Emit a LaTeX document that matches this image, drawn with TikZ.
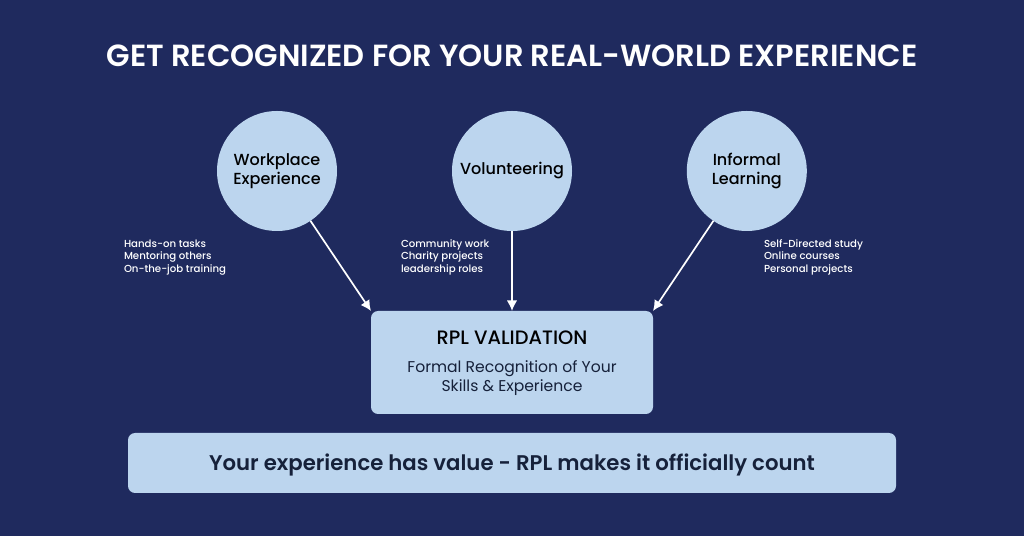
\documentclass[tikz,border=0pt]{standalone}
\usepackage{fontspec}
\usetikzlibrary{arrows.meta}
\setmainfont{Poppins}
\newfontfamily\medfont{Poppins Medium}
\newfontfamily\semifont{Poppins SemiBold}
\definecolor{navybg}{HTML}{1F2A5E}
\definecolor{paleblue}{HTML}{BCD5EE}
\definecolor{inkdark}{HTML}{16213A}
\begin{document}
\begin{tikzpicture}[inner sep=0pt,outer sep=0pt,
topic/.style={circle,fill=paleblue,minimum size=3cm,align=center,text=black,font=\medfont\fontsize{11.4}{13.5}\selectfont},
rplbox/.style={rectangle,rounded corners=5pt,fill=paleblue,minimum width=7.05cm,minimum height=2.575cm},
valuebox/.style={rectangle,rounded corners=5pt,fill=paleblue,minimum width=19.2cm,minimum height=1.5cm},
sidenote/.style={anchor=north west,align=left,text=white,font=\medfont\fontsize{7.25}{8.9}\selectfont},
feed/.style={draw=white,line width=1.2pt,-{Latex[length=7.5pt,width=7.5pt]}}]
\useasboundingbox[fill=navybg] (0,0) rectangle (25.6,13.4);
\draw (12.8,12) node[text=white,font=\semifont\fontsize{21.75}{26}\selectfont] (title) {GET RECOGNIZED FOR YOUR REAL-WORLD EXPERIENCE};
\draw (6.925,9.125) node[topic] (work) {Workplace\\Experience};
\draw (12.8,9.125) node[topic] (vol) {\raisebox{3.5pt}{Volunteering}};
\draw (18.67,9.125) node[topic] (inf) {Informal\\Learning};
\draw (12.8,4.3375) node[rplbox] (rpl) {};
\draw (12.8,4.95) node[text=black,font=\medfont\fontsize{13.8}{16}\selectfont] (rpltitle) {RPL VALIDATION};
\draw (12.8,3.96) node[align=center,text=inkdark,font=\fontsize{11.1}{13.5}\selectfont] (rpltext) {Formal Recognition of Your\\Skills \& Experience};
\draw (12.8,1.825) node[valuebox] (value) {};
\draw (12.8,1.775) node[text=inkdark,font=\semifont\fontsize{15.1}{18}\selectfont] (valuetext) {Your experience has value - RPL makes it officially count};
\draw (3.1,7.41) node[sidenote] (worknote) {Hands-on tasks\\Mentoring others\\On-the-job training};
\draw (10.025,7.41) node[sidenote] (volnote) {Community work\\Charity projects\\leadership roles};
\draw (19.1,7.41) node[sidenote] (infnote) {Self-Directed study\\Online courses\\Personal projects};
\draw[feed] (work) -- (rpl.north west);
\draw[feed] (vol) -- (rpl.north);
\draw[feed] (inf) -- (rpl.north east);
\end{tikzpicture}
\end{document}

+-------+

_Short task_. Without the pictures, retype the whole of the material above exactly.

_Response to the task_.
Emit a LaTeX document that matches this image, drawn with TikZ.
\documentclass[tikz,border=0pt]{standalone}
\usepackage{fontspec}
\usetikzlibrary{arrows.meta}
\setmainfont{Poppins}
\newfontfamily\medfont{Poppins Medium}
\newfontfamily\semifont{Poppins SemiBold}
\definecolor{navybg}{HTML}{1F2A5E}
\definecolor{paleblue}{HTML}{BCD5EE}
\definecolor{inkdark}{HTML}{16213A}
\begin{document}
\begin{tikzpicture}[inner sep=0pt,outer sep=0pt,
topic/.style={circle,fill=paleblue,minimum size=3cm,align=center,text=black,font=\medfont\fontsize{11.4}{13.5}\selectfont},
rplbox/.style={rectangle,rounded corners=5pt,fill=paleblue,minimum width=7.05cm,minimum height=2.575cm},
valuebox/.style={rectangle,rounded corners=5pt,fill=paleblue,minimum width=19.2cm,minimum height=1.5cm},
sidenote/.style={anchor=north west,align=left,text=white,font=\medfont\fontsize{7.25}{8.9}\selectfont},
feed/.style={draw=white,line width=1.2pt,-{Latex[length=7.5pt,width=7.5pt]}}]
\useasboundingbox[fill=navybg] (0,0) rectangle (25.6,13.4);
\draw (12.8,12) node[text=white,font=\semifont\fontsize{21.75}{26}\selectfont] (title) {GET RECOGNIZED FOR YOUR REAL-WORLD EXPERIENCE};
\draw (6.925,9.125) node[topic] (work) {Workplace\\Experience};
\draw (12.8,9.125) node[topic] (vol) {\raisebox{3.5pt}{Volunteering}};
\draw (18.67,9.125) node[topic] (inf) {Informal\\Learning};
\draw (12.8,4.3375) node[rplbox] (rpl) {};
\draw (12.8,4.95) node[text=black,font=\medfont\fontsize{13.8}{16}\selectfont] (rpltitle) {RPL VALIDATION};
\draw (12.8,3.96) node[align=center,text=inkdark,font=\fontsize{11.1}{13.5}\selectfont] (rpltext) {Formal Recognition of Your\\Skills \& Experience};
\draw (12.8,1.825) node[valuebox] (value) {};
\draw (12.8,1.775) node[text=inkdark,font=\semifont\fontsize{15.1}{18}\selectfont] (valuetext) {Your experience has value - RPL makes it officially count};
\draw (3.1,7.41) node[sidenote] (worknote) {Hands-on tasks\\Mentoring others\\On-the-job training};
\draw (10.025,7.41) node[sidenote] (volnote) {Community work\\Charity projects\\leadership roles};
\draw (19.1,7.41) node[sidenote] (infnote) {Self-Directed study\\Online courses\\Personal projects};
\draw[feed] (work) -- (rpl.north west);
\draw[feed] (vol) -- (rpl.north);
\draw[feed] (inf) -- (rpl.north east);
\end{tikzpicture}
\end{document}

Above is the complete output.